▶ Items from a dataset
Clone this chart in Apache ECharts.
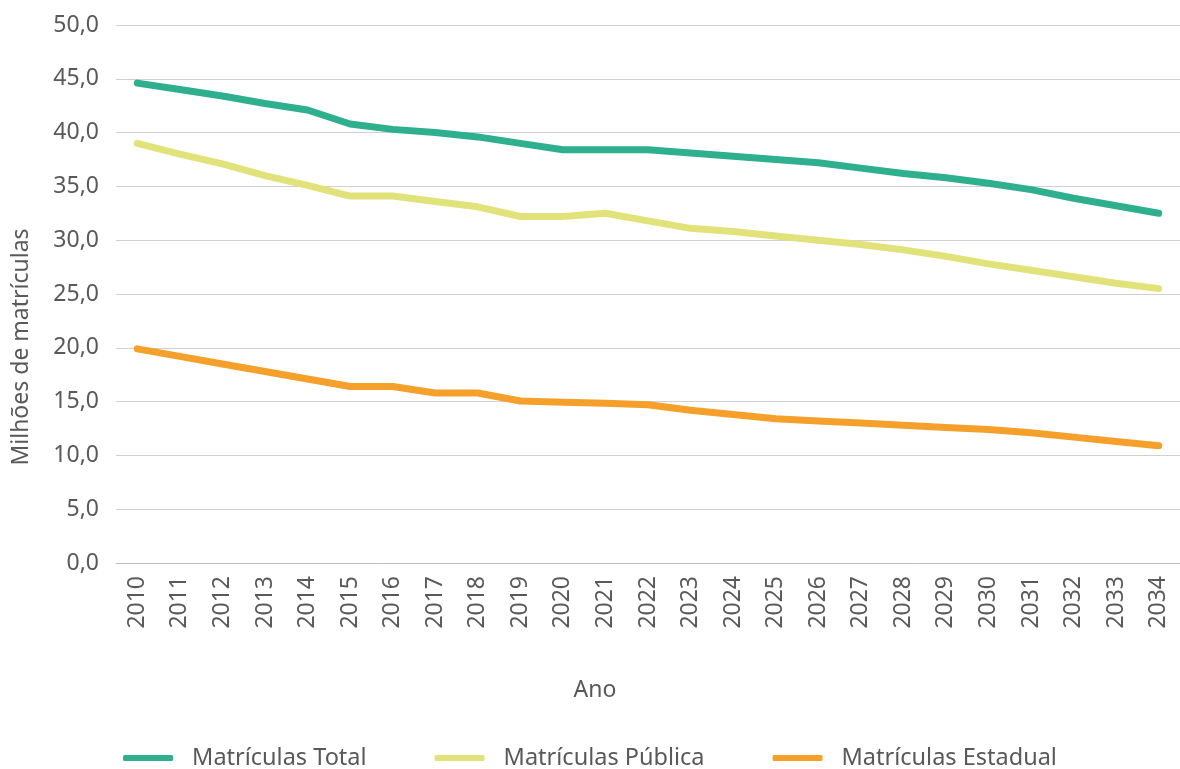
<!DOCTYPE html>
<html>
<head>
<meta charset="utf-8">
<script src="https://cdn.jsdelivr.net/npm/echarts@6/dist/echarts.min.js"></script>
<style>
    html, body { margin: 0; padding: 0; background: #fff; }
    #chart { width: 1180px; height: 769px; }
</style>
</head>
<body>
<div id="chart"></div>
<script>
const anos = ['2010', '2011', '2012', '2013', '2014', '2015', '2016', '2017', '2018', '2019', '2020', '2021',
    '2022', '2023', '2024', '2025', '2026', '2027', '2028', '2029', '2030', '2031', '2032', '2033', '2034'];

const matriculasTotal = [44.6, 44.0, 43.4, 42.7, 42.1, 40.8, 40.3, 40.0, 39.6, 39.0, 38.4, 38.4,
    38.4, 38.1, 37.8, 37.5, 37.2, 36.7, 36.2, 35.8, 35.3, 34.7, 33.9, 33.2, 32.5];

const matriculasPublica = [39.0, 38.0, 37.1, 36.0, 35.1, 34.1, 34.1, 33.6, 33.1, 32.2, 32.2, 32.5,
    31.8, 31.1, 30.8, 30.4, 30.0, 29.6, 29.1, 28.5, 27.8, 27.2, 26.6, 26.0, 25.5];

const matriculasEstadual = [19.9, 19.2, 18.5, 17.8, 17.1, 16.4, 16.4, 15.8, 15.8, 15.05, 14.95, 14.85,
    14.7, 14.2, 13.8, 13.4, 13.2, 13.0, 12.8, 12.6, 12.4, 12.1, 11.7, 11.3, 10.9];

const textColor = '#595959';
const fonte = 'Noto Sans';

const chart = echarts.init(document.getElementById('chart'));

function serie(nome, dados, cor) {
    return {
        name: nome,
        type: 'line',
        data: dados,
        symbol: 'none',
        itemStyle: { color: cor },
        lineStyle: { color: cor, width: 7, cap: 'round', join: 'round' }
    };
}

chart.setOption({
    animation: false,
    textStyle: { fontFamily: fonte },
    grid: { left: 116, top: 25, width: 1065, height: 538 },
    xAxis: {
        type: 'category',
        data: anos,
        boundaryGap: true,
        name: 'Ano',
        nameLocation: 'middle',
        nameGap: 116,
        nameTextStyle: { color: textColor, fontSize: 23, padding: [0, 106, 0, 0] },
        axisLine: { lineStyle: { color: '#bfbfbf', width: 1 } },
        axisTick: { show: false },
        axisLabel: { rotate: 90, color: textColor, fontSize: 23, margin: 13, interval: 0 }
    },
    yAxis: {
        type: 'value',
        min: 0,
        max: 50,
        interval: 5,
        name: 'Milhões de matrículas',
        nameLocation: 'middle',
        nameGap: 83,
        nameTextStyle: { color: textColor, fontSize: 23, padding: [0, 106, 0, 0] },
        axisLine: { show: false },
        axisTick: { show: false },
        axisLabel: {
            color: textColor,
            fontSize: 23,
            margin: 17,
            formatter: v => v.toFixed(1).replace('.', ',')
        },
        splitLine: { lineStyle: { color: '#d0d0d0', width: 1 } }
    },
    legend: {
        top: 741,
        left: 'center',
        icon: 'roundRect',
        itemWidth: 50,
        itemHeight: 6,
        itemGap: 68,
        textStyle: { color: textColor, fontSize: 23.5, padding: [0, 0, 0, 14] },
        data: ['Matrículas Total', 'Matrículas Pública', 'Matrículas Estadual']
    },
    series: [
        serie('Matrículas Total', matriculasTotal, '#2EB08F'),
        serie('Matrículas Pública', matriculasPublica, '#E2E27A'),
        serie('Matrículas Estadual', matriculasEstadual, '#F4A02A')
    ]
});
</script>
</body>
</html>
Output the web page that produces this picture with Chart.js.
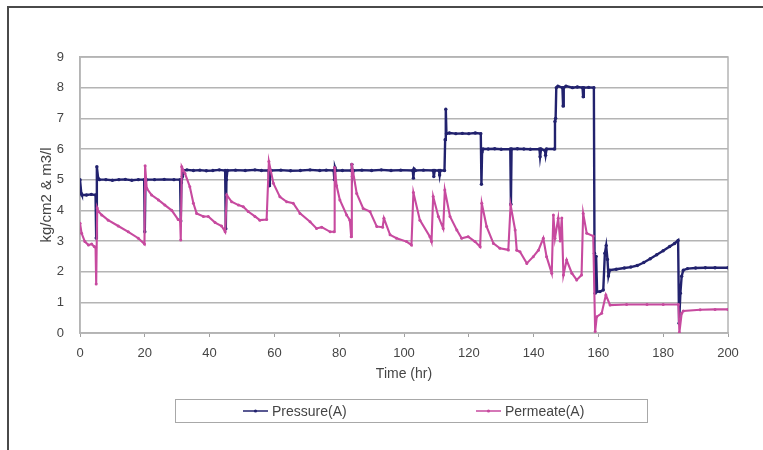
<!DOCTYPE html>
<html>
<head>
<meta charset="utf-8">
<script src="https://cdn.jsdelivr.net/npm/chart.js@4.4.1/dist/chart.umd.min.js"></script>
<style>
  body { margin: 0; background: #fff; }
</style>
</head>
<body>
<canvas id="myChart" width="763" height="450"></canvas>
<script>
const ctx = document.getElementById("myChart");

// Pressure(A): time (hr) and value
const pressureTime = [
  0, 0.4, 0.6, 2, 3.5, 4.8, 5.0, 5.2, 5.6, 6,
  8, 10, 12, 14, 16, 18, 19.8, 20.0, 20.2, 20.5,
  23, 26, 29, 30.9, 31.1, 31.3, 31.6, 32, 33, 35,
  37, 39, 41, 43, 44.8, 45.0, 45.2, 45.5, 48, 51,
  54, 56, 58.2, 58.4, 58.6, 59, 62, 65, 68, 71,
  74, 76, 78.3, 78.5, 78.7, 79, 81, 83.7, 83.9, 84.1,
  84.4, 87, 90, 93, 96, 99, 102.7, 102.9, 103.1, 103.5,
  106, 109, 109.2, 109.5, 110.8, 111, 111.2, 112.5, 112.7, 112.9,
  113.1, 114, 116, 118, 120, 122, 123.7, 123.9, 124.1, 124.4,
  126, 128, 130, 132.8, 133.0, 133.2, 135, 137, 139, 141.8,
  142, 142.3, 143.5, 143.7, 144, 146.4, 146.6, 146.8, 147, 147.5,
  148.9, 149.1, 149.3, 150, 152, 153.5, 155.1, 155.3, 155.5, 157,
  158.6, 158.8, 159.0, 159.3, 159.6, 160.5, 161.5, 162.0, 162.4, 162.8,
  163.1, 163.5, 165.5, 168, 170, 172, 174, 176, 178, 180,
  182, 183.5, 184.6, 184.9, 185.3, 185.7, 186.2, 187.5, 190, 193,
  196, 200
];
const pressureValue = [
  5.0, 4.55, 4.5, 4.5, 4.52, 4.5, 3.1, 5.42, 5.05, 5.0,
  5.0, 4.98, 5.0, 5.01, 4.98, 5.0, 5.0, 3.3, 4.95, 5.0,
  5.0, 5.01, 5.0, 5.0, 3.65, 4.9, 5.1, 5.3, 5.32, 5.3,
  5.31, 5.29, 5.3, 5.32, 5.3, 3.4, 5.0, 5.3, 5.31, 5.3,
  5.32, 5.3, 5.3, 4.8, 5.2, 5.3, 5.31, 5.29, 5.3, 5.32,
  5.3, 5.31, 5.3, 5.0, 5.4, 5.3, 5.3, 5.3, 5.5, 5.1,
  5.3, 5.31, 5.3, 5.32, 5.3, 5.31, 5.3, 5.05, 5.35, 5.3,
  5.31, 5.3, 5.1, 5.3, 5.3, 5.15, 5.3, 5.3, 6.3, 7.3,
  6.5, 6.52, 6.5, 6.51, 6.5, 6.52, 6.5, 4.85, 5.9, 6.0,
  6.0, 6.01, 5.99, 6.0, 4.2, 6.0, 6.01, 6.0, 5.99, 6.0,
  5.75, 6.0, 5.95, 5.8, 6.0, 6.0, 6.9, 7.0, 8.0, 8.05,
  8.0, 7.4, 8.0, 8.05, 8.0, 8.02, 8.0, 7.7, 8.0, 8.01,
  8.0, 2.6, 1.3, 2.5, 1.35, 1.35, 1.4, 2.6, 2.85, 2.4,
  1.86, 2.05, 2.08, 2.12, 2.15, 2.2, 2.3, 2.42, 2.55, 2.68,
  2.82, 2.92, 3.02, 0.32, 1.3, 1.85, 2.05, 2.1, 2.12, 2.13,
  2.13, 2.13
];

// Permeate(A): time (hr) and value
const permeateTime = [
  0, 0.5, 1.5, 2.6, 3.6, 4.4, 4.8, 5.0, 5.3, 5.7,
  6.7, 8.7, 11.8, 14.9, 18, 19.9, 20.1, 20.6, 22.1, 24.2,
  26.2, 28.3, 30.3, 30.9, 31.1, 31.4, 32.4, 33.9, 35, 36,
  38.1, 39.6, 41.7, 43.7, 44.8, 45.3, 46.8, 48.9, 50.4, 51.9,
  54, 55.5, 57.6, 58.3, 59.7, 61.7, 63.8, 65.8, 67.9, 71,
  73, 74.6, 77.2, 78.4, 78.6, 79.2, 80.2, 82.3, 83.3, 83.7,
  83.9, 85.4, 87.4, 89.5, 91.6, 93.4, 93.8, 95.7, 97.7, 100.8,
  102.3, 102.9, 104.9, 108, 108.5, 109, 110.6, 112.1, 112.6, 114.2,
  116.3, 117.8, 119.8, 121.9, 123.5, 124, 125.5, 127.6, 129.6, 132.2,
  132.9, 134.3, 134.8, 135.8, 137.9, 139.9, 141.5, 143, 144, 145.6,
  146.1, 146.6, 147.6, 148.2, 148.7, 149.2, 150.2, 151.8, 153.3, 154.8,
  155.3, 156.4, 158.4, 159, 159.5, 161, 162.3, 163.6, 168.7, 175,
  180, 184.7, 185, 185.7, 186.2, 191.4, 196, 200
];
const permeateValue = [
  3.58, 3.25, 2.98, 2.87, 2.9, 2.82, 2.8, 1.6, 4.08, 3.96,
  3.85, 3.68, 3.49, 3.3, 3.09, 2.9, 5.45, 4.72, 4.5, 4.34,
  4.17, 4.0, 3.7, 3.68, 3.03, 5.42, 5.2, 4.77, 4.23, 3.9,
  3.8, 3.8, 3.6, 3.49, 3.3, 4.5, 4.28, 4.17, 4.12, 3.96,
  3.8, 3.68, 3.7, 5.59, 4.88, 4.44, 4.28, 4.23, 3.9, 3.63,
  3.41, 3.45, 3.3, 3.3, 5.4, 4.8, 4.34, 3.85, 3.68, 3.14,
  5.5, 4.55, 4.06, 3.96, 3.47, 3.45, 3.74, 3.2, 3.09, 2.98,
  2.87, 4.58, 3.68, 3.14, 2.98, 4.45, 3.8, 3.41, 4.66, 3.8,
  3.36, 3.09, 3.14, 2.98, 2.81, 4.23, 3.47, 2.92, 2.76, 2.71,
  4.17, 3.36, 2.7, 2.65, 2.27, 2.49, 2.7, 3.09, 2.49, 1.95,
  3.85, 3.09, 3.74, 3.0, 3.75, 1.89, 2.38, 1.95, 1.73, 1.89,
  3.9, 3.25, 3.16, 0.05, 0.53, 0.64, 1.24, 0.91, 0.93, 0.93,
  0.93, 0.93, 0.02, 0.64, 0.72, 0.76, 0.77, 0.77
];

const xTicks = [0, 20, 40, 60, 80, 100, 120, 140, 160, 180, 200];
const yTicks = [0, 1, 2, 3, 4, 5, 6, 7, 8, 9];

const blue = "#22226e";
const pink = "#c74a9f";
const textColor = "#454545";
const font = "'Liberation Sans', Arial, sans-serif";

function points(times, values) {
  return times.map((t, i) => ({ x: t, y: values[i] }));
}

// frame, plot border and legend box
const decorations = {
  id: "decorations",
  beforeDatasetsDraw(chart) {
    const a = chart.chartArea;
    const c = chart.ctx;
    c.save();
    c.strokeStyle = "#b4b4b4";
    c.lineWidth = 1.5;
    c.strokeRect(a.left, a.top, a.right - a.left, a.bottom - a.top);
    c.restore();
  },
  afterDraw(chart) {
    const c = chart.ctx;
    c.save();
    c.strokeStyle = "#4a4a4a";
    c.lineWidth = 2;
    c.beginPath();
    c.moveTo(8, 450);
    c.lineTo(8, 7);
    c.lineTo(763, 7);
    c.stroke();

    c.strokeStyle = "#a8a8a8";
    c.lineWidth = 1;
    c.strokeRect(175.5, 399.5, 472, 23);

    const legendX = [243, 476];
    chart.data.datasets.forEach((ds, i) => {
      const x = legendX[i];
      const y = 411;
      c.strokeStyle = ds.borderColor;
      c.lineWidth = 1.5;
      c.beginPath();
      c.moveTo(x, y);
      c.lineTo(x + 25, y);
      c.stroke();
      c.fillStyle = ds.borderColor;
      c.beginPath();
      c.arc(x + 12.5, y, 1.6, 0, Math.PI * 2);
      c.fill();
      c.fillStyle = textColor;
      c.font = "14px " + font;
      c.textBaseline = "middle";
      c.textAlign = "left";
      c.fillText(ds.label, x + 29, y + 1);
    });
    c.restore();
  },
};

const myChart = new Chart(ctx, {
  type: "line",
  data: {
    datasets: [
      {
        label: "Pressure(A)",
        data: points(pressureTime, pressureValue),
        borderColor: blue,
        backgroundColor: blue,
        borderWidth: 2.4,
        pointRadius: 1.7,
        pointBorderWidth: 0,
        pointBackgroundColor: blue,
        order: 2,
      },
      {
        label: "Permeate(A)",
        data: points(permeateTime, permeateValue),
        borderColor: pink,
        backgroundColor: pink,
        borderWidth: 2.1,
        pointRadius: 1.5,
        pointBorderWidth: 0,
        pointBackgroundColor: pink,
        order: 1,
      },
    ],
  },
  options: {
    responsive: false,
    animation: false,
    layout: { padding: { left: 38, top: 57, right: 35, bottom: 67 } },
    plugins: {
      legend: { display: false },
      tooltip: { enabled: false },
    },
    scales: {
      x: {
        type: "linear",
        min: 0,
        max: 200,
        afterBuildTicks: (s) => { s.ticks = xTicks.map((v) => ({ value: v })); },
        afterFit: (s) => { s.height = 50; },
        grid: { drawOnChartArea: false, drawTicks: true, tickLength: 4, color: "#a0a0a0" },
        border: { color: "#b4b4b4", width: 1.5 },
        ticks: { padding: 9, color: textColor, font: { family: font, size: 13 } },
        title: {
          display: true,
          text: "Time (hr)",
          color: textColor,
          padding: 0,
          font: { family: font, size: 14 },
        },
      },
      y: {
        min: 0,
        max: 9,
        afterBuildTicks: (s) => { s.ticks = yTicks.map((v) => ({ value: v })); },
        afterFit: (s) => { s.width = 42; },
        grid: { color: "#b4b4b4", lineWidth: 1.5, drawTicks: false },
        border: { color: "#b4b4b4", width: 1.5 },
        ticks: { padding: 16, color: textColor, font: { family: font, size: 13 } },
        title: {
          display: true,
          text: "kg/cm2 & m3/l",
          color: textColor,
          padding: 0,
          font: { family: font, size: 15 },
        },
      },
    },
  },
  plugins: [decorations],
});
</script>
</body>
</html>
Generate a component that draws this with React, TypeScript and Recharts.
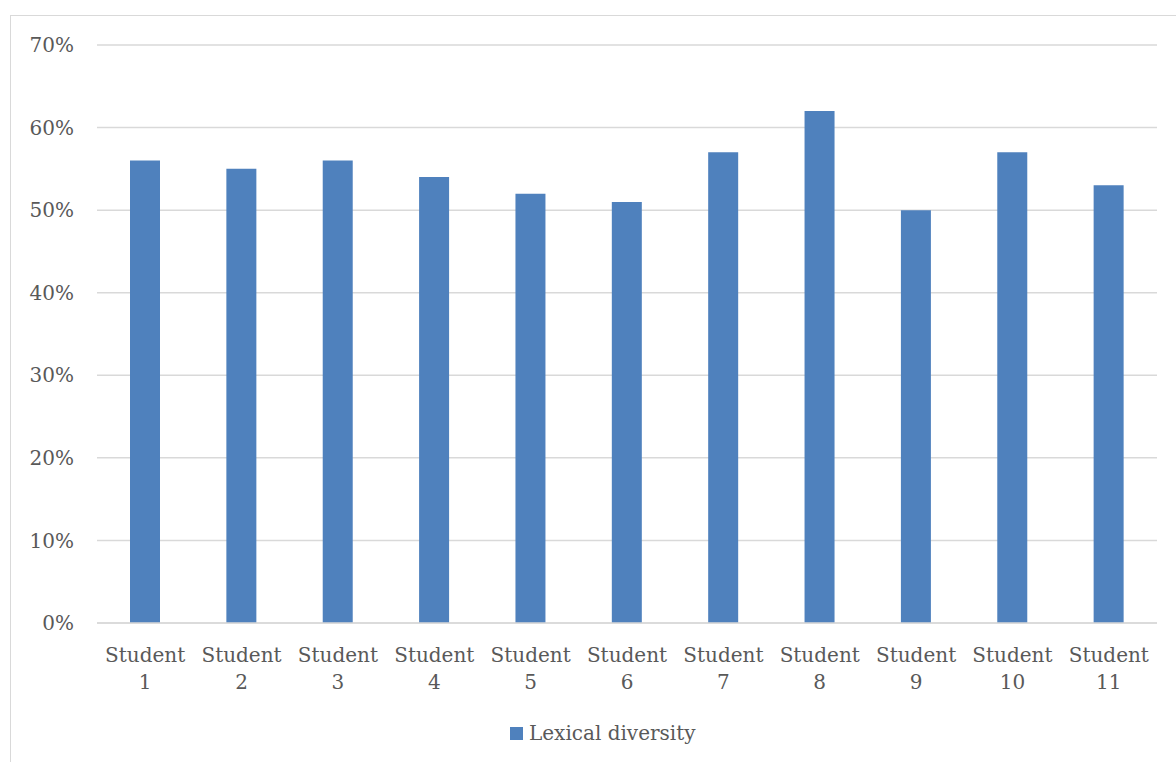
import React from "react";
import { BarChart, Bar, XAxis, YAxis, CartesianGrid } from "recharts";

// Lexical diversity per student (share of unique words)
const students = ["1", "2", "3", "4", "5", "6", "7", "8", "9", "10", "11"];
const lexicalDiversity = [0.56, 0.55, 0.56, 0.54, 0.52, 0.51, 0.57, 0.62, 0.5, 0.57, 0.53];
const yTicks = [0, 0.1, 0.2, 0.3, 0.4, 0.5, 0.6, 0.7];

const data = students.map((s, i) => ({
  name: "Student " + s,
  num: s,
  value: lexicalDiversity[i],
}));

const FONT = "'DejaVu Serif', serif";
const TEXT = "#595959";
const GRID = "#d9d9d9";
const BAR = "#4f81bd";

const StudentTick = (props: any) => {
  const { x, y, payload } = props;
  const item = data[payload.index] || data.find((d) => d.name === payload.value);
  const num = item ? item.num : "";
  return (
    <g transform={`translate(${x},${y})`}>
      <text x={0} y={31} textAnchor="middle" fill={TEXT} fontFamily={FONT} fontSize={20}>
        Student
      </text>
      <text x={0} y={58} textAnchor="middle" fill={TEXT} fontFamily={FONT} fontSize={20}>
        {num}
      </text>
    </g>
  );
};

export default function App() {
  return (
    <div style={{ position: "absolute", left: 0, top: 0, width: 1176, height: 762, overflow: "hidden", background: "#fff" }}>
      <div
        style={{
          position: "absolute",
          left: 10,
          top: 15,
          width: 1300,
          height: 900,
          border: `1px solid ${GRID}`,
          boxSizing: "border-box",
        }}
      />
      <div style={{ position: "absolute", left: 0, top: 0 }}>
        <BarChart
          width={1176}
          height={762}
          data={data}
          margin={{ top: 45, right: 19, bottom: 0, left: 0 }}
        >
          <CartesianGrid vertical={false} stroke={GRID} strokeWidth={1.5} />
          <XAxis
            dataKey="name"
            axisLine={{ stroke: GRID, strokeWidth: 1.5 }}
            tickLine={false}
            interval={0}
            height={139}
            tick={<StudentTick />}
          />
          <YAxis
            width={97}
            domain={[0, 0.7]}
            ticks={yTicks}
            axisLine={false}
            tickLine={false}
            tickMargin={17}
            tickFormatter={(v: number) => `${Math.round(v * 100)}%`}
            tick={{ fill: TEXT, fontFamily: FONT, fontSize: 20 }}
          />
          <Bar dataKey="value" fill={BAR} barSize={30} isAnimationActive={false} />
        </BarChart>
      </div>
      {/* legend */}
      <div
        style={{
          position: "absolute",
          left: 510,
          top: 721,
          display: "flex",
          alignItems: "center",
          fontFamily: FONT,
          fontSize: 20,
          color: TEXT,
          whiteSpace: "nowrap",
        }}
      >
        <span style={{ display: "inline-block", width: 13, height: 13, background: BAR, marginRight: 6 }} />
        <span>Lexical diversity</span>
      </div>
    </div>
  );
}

▶ What is asked
Nothing but the lines from the one containing "Generate a component" through the one containing "XAxis, YAxis, CartesianGrid" should be written out, exactly and with both ends. Pictures are left out.

▶ Written answer
Generate a component that draws this with React, TypeScript and Recharts.
import React from "react";
import { BarChart, Bar, XAxis, YAxis, CartesianGrid } from "recharts";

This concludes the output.